───── Supplied data
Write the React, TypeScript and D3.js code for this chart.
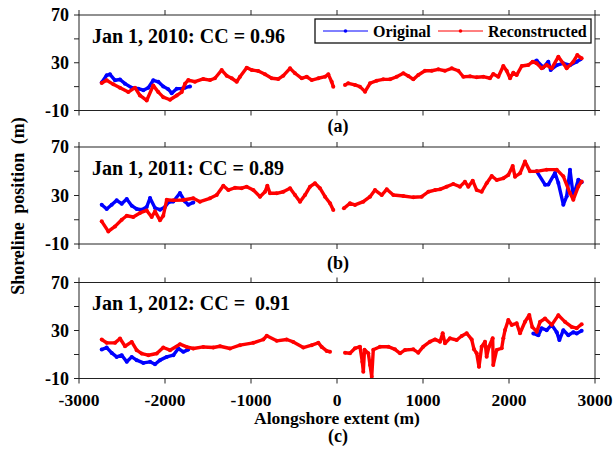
import * as d3 from 'd3'

type Pt = [number, number | null]

// alongshore position (m), shoreline position (m); null marks the data gap near 0
const xTicks = [-3000, -2000, -1000, 0, 1000, 2000, 3000]
const yTicks = [-10, 10, 30, 50, 70]
const yTickLabels = [-10, 30, 70]

const titles = ['Jan 1, 2010: CC = 0.96', 'Jan 1, 2011: CC = 0.89', 'Jan 1, 2012: CC =  0.91']
const tags = ['(a)', '(b)', '(c)']

const orig2010: Pt[] = [
  [-2736, 13.5], [-2678, 19.5], [-2640, 20.3], [-2581, 15.3], [-2523, 16], [-2465, 12.5], [-2387, 9.1],
  [-2310, 8.3], [-2252, 7], [-2194, 9.1], [-2136, 15.3], [-2078, 14], [-2020, 10.2], [-1962, 7.8],
  [-1922, 4.5], [-1864, 8.3], [-1806, 8.3], [-1767, 9.1], [-1709, 10.2],
  [20, null],
  [2276, 30.5], [2322, 31.8], [2399, 26.1], [2457, 30.9], [2485, 23.9], [2555, 28], [2632, 29.5],
  [2709, 28], [2787, 30.9], [2833, 32.9],
]

const recon2010: Pt[] = [
  [-2736, 13], [-2678, 15.3], [-2601, 11.9], [-2523, 9], [-2427, 5.4], [-2349, 9.1], [-2291, 2.6],
  [-2213, -1.6], [-2136, 11], [-2078, 5.4], [-2020, 1.2], [-1942, -1], [-1864, 2.6], [-1806, 5.4],
  [-1767, 12.5], [-1729, 15.5], [-1651, 14.1], [-1555, 16.4], [-1477, 15.5], [-1419, 17], [-1341, 23.9],
  [-1283, 19.2], [-1224, 17], [-1166, 14.1], [-1128, 18.3], [-1050, 25.9], [-992, 23.9], [-915, 23.1],
  [-837, 20.3], [-759, 17], [-683, 16.4], [-624, 19.2], [-546, 25.3], [-488, 21.2], [-410, 17],
  [-352, 18.3], [-294, 15.5], [-217, 17], [-139, 18.3], [-101, 20.3], [-62, 14.1], [-43, 10],
  [20, null],
  [93, 11.4], [131, 12.8], [209, 11.4], [267, 10], [326, 5.8], [384, 12.8], [462, 15], [538, 16.1],
  [616, 16.1], [694, 18.3], [771, 21.2], [829, 18.9], [887, 16.1], [945, 19.7], [1023, 23.3],
  [1101, 23.3], [1178, 24.5], [1256, 23.3], [1334, 25.3], [1411, 23.3], [1469, 18.3], [1547, 18.6],
  [1624, 17.8], [1701, 18.3], [1779, 17], [1817, 20.6], [1876, 18.3], [1934, 27.3], [1973, 23.3],
  [2012, 17], [2050, 21.7], [2089, 19.7], [2148, 27.3], [2225, 28.1], [2276, 30.9], [2322, 29.5],
  [2380, 25.3], [2438, 28.1], [2497, 25.3], [2574, 35.1], [2671, 25.3], [2748, 30.9], [2794, 36.5],
  [2845, 33.7],
]

const orig2011: Pt[] = [
  [-2736, 22.4], [-2678, 18.9], [-2620, 22.4], [-2562, 26], [-2503, 23.2], [-2445, 27.1], [-2387, 21.6],
  [-2329, 18.9], [-2271, 18.3], [-2213, 20.5], [-2174, 27.9], [-2116, 19.7], [-2058, 18.3], [-2000, 20.5],
  [-1962, 24.3], [-1903, 25], [-1826, 32], [-1767, 25], [-1729, 22.4], [-1671, 24.3],
  [20, null],
  [2322, 49.9], [2419, 38.9], [2457, 39], [2535, 48.6], [2574, 40.3], [2632, 22.4], [2671, 29.3],
  [2709, 51.3], [2748, 29.3], [2806, 43], [2845, 41],
]

const recon2011: Pt[] = [
  [-2736, 8.7], [-2659, 0.4], [-2581, 4.5], [-2503, 10], [-2445, 13.3], [-2369, 12.3], [-2291, 15.6],
  [-2213, 17.7], [-2155, 12.3], [-2116, 16.9], [-2058, 9.5], [-2020, 13.3], [-1980, 26.5], [-1903, 26],
  [-1787, 26.3], [-1671, 27.7], [-1593, 24.9], [-1477, 27.7], [-1399, 30.4], [-1322, 38.1],
  [-1264, 34.5], [-1186, 36.4], [-1108, 36], [-1050, 37.3], [-973, 34.5], [-895, 29], [-837, 33.1],
  [-810, 38.1], [-779, 31.8], [-701, 31.8], [-624, 33.1], [-546, 35.9], [-488, 30.4], [-430, 24.9],
  [-372, 30.4], [-314, 37.3], [-256, 40.1], [-198, 36], [-139, 29], [-81, 23.6], [-43, 18],
  [20, null],
  [80, 19.4], [151, 23.6], [209, 22.2], [306, 24.9], [384, 29], [442, 34.5], [520, 30.4], [578, 35.1],
  [655, 30.4], [771, 29.6], [887, 28.5], [985, 29], [1062, 33.1], [1140, 34.5], [1198, 35.1],
  [1275, 37.3], [1352, 39.5], [1430, 37.3], [1488, 41.4], [1527, 37.3], [1578, 42.2], [1624, 34.5],
  [1682, 33.1], [1740, 40.1], [1799, 46.1], [1857, 42.8], [1934, 44.2], [1992, 46.9], [2043, 54.3],
  [2070, 45.5], [2128, 48.3], [2186, 58.1], [2244, 49.9], [2322, 49.9], [2438, 51.3], [2555, 51.3],
  [2632, 45.8], [2709, 32], [2748, 26.5], [2806, 37.5], [2845, 41.6],
]

const orig2012: Pt[] = [
  [-2736, 14.1], [-2678, 15.8], [-2620, 11.3], [-2562, 8], [-2503, 9.4], [-2445, 3.9], [-2387, 8],
  [-2329, 5.3], [-2252, 3], [-2174, 3.9], [-2116, 1.9], [-2058, 5.3], [-1980, 8], [-1903, 9.4],
  [-1845, 15], [-1787, 12.2], [-1729, 14.1],
  [20, null],
  [2283, 27.5], [2341, 26], [2380, 31.9], [2438, 30.3], [2497, 34.7], [2555, 28.6], [2586, 22],
  [2632, 30.3], [2690, 26], [2748, 28.6], [2787, 27.5], [2845, 29.7],
]

const recon2012: Pt[] = [
  [-2736, 22.5], [-2678, 19.7], [-2581, 19.7], [-2523, 23.3], [-2465, 16.9], [-2387, 20.5], [-2329, 13.6],
  [-2271, 10.8], [-2194, 9.4], [-2096, 10.8], [-2020, 15.8], [-1942, 13.6], [-1826, 18.6], [-1748, 16.3],
  [-1671, 15], [-1555, 16.3], [-1438, 15.8], [-1360, 16.9], [-1244, 15], [-1128, 17.8], [-973, 19.7],
  [-857, 22.5], [-817, 25.6], [-701, 21.4], [-585, 22.5], [-508, 20.5], [-392, 15.8], [-294, 17.8],
  [-217, 19.7], [-178, 16.3], [-120, 13], [-81, 12.3],
  [20, null],
  [93, 11.5], [151, 11], [209, 15.2], [267, 16.5], [294, 4], [306, -4.3], [320, 14], [364, 11],
  [384, 1.3], [404, -8.5], [422, 14], [500, 16.5], [597, 16.5], [674, 14.3], [733, 11], [791, 13.8],
  [887, 14.3], [945, 11.5], [1003, 16.5], [1081, 20.7], [1140, 22.6], [1198, 20.7], [1229, 27.7],
  [1256, 19.3], [1314, 23.5], [1392, 22.1], [1450, 25.4], [1508, 27.7], [1566, 22.6], [1593, 14.3],
  [1624, 11], [1651, -0.2], [1682, 16.5], [1721, 20.7], [1740, 8.2], [1767, 16.5], [1810, 23.5],
  [1817, 1.3], [1857, 13.8], [1915, 15.2], [1934, 23.5], [1954, 30.4], [1992, 38.8], [2032, 34.6],
  [2089, 36], [2128, 27.7], [2186, 37.3], [2236, 42.9], [2270, 33], [2322, 29], [2361, 37.2],
  [2419, 40], [2497, 34.7], [2574, 42.8], [2651, 37.2], [2729, 33], [2787, 31.9], [2845, 35.3],
]

const originals = [orig2010, orig2011, orig2012]
const reconstructions = [recon2010, recon2011, recon2012]

const W = 616
const H = 452
const FONT = '"Liberation Serif", "Times New Roman", serif'
const BLUE = '#0000ff'
const RED = '#ff0000'
const TICK = 5

const panelBox = [
  { top: 15, bottom: 110.5 },
  { top: 147, bottom: 244 },
  { top: 282.5, bottom: 378.5 },
]

const x = d3.scaleLinear().domain([-3000, 3000]).range([79, 595])

function Series({ data, y, color }: { data: Pt[]; y: d3.ScaleLinear<number, number>; color: string }) {
  const line = d3.line<Pt>()
    .defined(d => d[1] !== null)
    .x(d => x(d[0]))
    .y(d => y(d[1] as number))
  return (
    <g>
      <path d={line(data) ?? ''} fill="none" stroke={color} strokeWidth={3.4} strokeLinejoin="round" />
      {data.filter(d => d[1] !== null).map((d, i) => (
        <circle key={i} cx={x(d[0])} cy={y(d[1] as number)} r={2} fill={color} />
      ))}
    </g>
  )
}

function Panel({ idx }: { idx: number }) {
  const { top, bottom } = panelBox[idx]
  const y = d3.scaleLinear().domain([-10, 70]).range([bottom, top])
  const [x0, x1] = x.range()
  const last = idx === 2
  return (
    <g>
      <Series data={originals[idx]} y={y} color={BLUE} />
      <Series data={reconstructions[idx]} y={y} color={RED} />
      <rect x={x0} y={top} width={x1 - x0} height={bottom - top} fill="none" stroke="#222" strokeWidth={1} />
      {xTicks.map(t => (
        <g key={t}>
          <line x1={x(t)} x2={x(t)} y1={top} y2={top - TICK} stroke="#222" />
          <line x1={x(t)} x2={x(t)} y1={bottom} y2={bottom + TICK} stroke="#222" />
        </g>
      ))}
      {yTicks.map(t => (
        <g key={t}>
          <line x1={x0} x2={x0 - TICK} y1={y(t)} y2={y(t)} stroke="#222" />
          <line x1={x1} x2={x1 + TICK} y1={y(t)} y2={y(t)} stroke="#222" />
        </g>
      ))}
      {yTickLabels.map(t => (
        <text key={t} x={x0 - 10} y={y(t)} dy="0.35em" textAnchor="end" fontSize={18}>{t}</text>
      ))}
      {last && xTicks.map(t => (
        <text key={t} x={x(t)} y={406} textAnchor="middle" fontSize={17.5}>{t}</text>
      ))}
      <text x={92} y={top + 27.5} fontSize={20} style={{ whiteSpace: 'pre' }}>{titles[idx]}</text>
    </g>
  )
}

export default function App() {
  const tagY = [132, 269, 442]
  return (
    <svg width={W} height={H} style={{ position: 'absolute', left: 0, top: 0, background: '#fff' }}
      fontFamily={FONT} fontWeight="bold" fill="#000">
      {[0, 1, 2].map(i => <Panel key={i} idx={i} />)}
      {tags.map((t, i) => (
        <text key={t} x={338} y={tagY[i]} textAnchor="middle" fontSize={18}>{t}</text>
      ))}
      <text x={337} y={424} textAnchor="middle" fontSize={17.5}>Alongshore extent (m)</text>
      <text transform="translate(24,206) rotate(-90)" textAnchor="middle" fontSize={18} wordSpacing={4}>
        Shoreline position (m)
      </text>
      {/* legend */}
      <g>
        <rect x={315} y={19} width={276} height={24} fill="#fff" stroke="#111" strokeWidth={1.3} />
        <line x1={323} x2={368} y1={31} y2={31} stroke={BLUE} strokeWidth={1} />
        <circle cx={345.5} cy={31} r={1.8} fill={BLUE} />
        <text x={373} y={36.5} fontSize={16}>Original</text>
        <line x1={438} x2={483} y1={31} y2={31} stroke={RED} strokeWidth={1} />
        <circle cx={460.5} cy={31} r={1.8} fill={RED} />
        <text x={488} y={36.5} fontSize={16}>Reconstructed</text>
      </g>
    </svg>
  )
}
──────────
(Brief): Up to and including the line containing "const tags = ['(a)', '(b)', '(c)']", repeat every line from the start of the data, but none of the pictures.

(Solution to the problem):
Write the React, TypeScript and D3.js code for this chart.
import * as d3 from 'd3'

type Pt = [number, number | null]

// alongshore position (m), shoreline position (m); null marks the data gap near 0
const xTicks = [-3000, -2000, -1000, 0, 1000, 2000, 3000]
const yTicks = [-10, 10, 30, 50, 70]
const yTickLabels = [-10, 30, 70]

const titles = ['Jan 1, 2010: CC = 0.96', 'Jan 1, 2011: CC = 0.89', 'Jan 1, 2012: CC =  0.91']
const tags = ['(a)', '(b)', '(c)']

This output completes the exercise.